On June 18, the Supreme Court ruled 5-4 on whether the Trump administration maintains the legal authority to terminate the Obama immigration program known as Deferred Action for Childhood Arrivals, commonly referred to as DACA.
DACA was created to provide a temporary reprieve from deportation for certain individuals who came to the United States under the age of 16, were not 31 years old as of June 15, 2012, and remained in the United States without legal authorization due to no fault of their own. These individuals are colloquially referred to as DREAMers.
The Supreme Court unambiguously ruled that the Trump administration maintains both the statutory and regulatory authority to terminate DACA, but that there was a procedural deficiency in the process it used. Chief Justice John Roberts explained that “[t]he dispute before the Court is not whether [Department of Homeland Security] may rescind DACA. All parties agree that it may. The dispute is instead primarily about the procedure the agency followed in doing so.”
In plain language, the majority of the court seized on the fact that procedural requirements of the Administrative Procedures Act were not followed to revoke DACA, and that although the Trump administration has the legal authority to take this action, they failed to jump through all the flaming hoops. Basically, the court gave the Trump administration a temporary setback on a technicality.

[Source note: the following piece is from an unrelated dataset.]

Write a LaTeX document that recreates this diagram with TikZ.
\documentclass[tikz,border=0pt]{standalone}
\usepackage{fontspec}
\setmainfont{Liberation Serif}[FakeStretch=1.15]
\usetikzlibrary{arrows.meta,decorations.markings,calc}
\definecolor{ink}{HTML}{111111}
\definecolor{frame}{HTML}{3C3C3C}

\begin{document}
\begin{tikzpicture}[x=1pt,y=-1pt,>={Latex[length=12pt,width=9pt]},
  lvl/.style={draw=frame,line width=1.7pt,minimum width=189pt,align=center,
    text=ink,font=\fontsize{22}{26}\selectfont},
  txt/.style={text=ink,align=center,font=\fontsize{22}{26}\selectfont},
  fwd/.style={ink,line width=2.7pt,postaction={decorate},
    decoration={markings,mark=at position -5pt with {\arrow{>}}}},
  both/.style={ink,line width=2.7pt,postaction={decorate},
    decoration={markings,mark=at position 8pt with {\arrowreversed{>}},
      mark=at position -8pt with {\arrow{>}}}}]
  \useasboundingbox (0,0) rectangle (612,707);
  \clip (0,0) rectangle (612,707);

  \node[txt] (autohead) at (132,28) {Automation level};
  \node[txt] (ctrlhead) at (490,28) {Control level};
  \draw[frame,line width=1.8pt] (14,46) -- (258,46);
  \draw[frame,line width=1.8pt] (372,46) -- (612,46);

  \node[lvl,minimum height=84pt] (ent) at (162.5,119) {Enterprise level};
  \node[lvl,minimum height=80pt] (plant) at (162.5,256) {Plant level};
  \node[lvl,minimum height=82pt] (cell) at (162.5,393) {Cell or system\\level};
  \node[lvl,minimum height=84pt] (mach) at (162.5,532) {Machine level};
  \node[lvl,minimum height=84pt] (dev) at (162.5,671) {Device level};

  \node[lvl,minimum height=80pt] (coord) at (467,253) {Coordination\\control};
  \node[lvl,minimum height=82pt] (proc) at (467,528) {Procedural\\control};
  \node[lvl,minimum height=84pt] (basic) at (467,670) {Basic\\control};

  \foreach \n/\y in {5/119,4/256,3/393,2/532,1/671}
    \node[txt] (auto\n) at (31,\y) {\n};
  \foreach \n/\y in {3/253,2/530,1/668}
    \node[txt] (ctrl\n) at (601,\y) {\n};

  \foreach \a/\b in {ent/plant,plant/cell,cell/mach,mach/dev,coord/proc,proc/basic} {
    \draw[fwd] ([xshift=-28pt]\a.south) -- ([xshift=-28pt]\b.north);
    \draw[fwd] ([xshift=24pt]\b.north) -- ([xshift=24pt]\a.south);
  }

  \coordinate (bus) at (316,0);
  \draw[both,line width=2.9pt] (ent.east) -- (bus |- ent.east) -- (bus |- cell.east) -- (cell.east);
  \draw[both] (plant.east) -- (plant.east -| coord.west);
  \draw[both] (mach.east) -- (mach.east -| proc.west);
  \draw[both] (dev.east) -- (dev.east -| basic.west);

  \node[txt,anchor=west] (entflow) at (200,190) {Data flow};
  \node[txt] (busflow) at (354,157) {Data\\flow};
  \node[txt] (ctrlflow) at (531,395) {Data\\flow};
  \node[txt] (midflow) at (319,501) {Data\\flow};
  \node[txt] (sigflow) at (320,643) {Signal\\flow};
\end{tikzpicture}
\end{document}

To justify the decision, Justice Roberts referenced a previous justice, who stated “[m]en must turn square corners when they deal with the Government. But it is also true, particularly when so much is at stake, that ‘the Government should turn square corners in dealing with the people.’”

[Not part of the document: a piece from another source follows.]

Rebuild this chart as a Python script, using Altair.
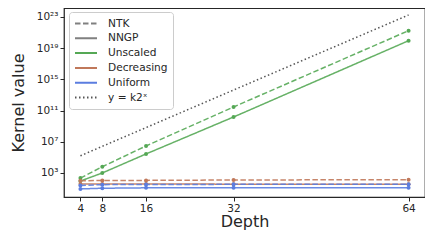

Although as an immigration lawyer I agree that there was a technical APA violation, the majority of the court missed the mark entirely on the core issue involved: can Trump still deport DREAMers? Surprisingly, despite the Supreme Court’s ruling, the short answer to this question is yes.
Unfortunately, this very important issue was conflated with a distraction involving APA adherence in the termination of the application process for DACA.
For historical context, the application process was created through a publication in the Federal Register on August 12, 2012. The Supreme Court ruled that to terminate the application process the Trump administration must similarly publish a notice in the Federal Register to afford President Trump the legal authority to shut off applications for deferred action. If deferred action is granted, it affords a beneficiary eligibility to apply for employment authorization documents, and confers eligibility for Social Security benefits.
What eluded the Supreme Court’s technical sleight of hand is that both the application process and the issuance of a benefit to recipients of deferred action in an employment authorization document does not preclude the start of removal proceedings. But don’t take my word for it. We need look no further than the 2012 memorandum issued by then-Secretary of Homeland Security Janet Napolitano creating the program.
It unambiguously provides that recipients of deferred action receive “no substantive right, immigration status or pathway to citizenship. Only the Congress, acting through its legislative authority, can confer these rights. It remains for the executive branch, however, to set forth policy for the exercise of discretion within the framework of the existing law.” In sum, the DHS giveth, and the DHS may taketh away.
This means President Trump may simply alter internal administrative policy with respect to the exercise of prosecutorial discretion for DREAMers, and may still elect to institute removal proceedings by issuing a charging document alleging an immigration law violation regardless of whether an individual has been granted deferred action. The cruel irony is that by submitting the DACA application, a DREAMer was required to identify his immigration law violation that may form the basis for a charge of removal.
The bottom line is that only an act of Congress can remove the discretionary authority of the executive branch to enforce the immigration law against those deemed to be in violation, and Congress must act to define what limitations exist to restrict the executive branch’s discretionary enforcement of the law. The alternative is that immigrants will remain subject to the unpredictable winds of political change, and it isn’t fair to anyone that any president with “a pen and a phone” can circumvent the will of Congress.
There is nothing more frustratingly unfair than changing the rules of the game midstream, and that is exactly what has happened, not once, but twice. It is simply not how our balance of powers were designed to work. Unfortunately, as long as there are political points to be scored by congressional inaction, I won’t be holding breath.